-- Recorded data start --

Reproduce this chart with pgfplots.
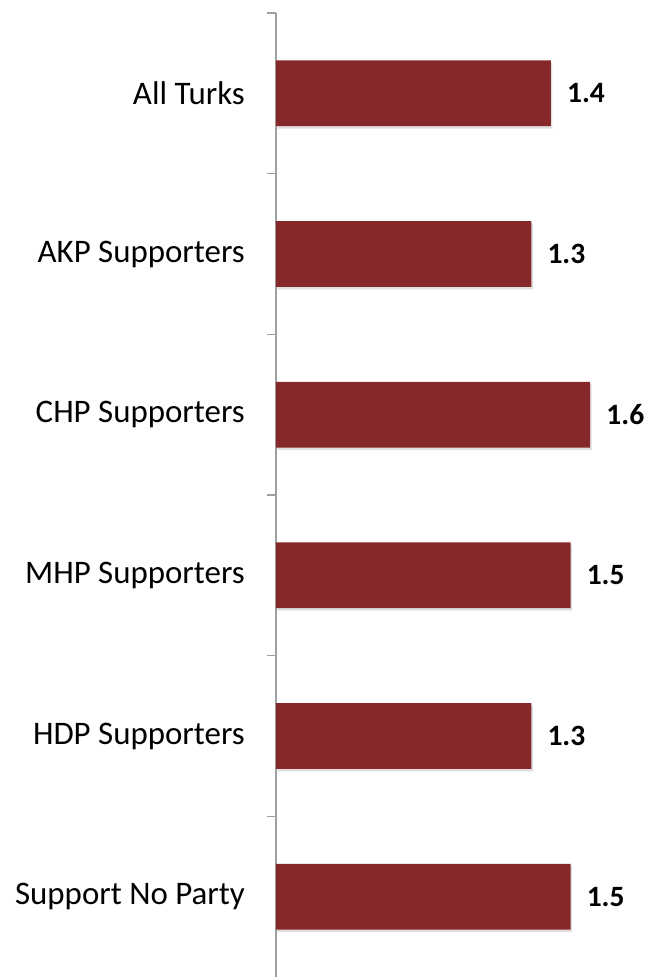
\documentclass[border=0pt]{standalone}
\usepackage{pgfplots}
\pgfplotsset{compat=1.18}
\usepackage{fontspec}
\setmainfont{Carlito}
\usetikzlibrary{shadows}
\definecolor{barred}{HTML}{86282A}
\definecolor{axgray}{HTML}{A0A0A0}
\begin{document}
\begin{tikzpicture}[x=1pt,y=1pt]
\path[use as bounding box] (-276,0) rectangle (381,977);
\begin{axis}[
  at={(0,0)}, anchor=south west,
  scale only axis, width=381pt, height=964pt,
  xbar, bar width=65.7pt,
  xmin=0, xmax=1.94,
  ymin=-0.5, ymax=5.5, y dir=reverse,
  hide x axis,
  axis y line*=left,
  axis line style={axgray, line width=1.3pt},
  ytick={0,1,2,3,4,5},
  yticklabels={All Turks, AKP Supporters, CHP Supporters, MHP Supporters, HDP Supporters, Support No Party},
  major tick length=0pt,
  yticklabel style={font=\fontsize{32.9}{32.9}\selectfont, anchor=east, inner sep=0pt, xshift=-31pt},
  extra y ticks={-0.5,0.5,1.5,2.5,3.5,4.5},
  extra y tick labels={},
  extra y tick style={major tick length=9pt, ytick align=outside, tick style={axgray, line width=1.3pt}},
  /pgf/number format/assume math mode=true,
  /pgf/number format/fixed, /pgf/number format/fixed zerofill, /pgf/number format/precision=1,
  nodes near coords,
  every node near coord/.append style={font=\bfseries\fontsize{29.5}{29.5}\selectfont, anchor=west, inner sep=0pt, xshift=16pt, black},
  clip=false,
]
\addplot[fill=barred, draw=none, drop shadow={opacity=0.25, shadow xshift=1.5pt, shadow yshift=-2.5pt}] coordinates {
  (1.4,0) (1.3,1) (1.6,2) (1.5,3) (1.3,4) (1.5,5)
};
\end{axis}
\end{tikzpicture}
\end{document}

-- Recorded data end --

Transcribe the preceding listing in its entirety and with exact wording, leaving out pictures.

Reproduce this chart with pgfplots.
\documentclass[border=0pt]{standalone}
\usepackage{pgfplots}
\pgfplotsset{compat=1.18}
\usepackage{fontspec}
\setmainfont{Carlito}
\usetikzlibrary{shadows}
\definecolor{barred}{HTML}{86282A}
\definecolor{axgray}{HTML}{A0A0A0}
\begin{document}
\begin{tikzpicture}[x=1pt,y=1pt]
\path[use as bounding box] (-276,0) rectangle (381,977);
\begin{axis}[
  at={(0,0)}, anchor=south west,
  scale only axis, width=381pt, height=964pt,
  xbar, bar width=65.7pt,
  xmin=0, xmax=1.94,
  ymin=-0.5, ymax=5.5, y dir=reverse,
  hide x axis,
  axis y line*=left,
  axis line style={axgray, line width=1.3pt},
  ytick={0,1,2,3,4,5},
  yticklabels={All Turks, AKP Supporters, CHP Supporters, MHP Supporters, HDP Supporters, Support No Party},
  major tick length=0pt,
  yticklabel style={font=\fontsize{32.9}{32.9}\selectfont, anchor=east, inner sep=0pt, xshift=-31pt},
  extra y ticks={-0.5,0.5,1.5,2.5,3.5,4.5},
  extra y tick labels={},
  extra y tick style={major tick length=9pt, ytick align=outside, tick style={axgray, line width=1.3pt}},
  /pgf/number format/assume math mode=true,
  /pgf/number format/fixed, /pgf/number format/fixed zerofill, /pgf/number format/precision=1,
  nodes near coords,
  every node near coord/.append style={font=\bfseries\fontsize{29.5}{29.5}\selectfont, anchor=west, inner sep=0pt, xshift=16pt, black},
  clip=false,
]
\addplot[fill=barred, draw=none, drop shadow={opacity=0.25, shadow xshift=1.5pt, shadow yshift=-2.5pt}] coordinates {
  (1.4,0) (1.3,1) (1.6,2) (1.5,3) (1.3,4) (1.5,5)
};
\end{axis}
\end{tikzpicture}
\end{document}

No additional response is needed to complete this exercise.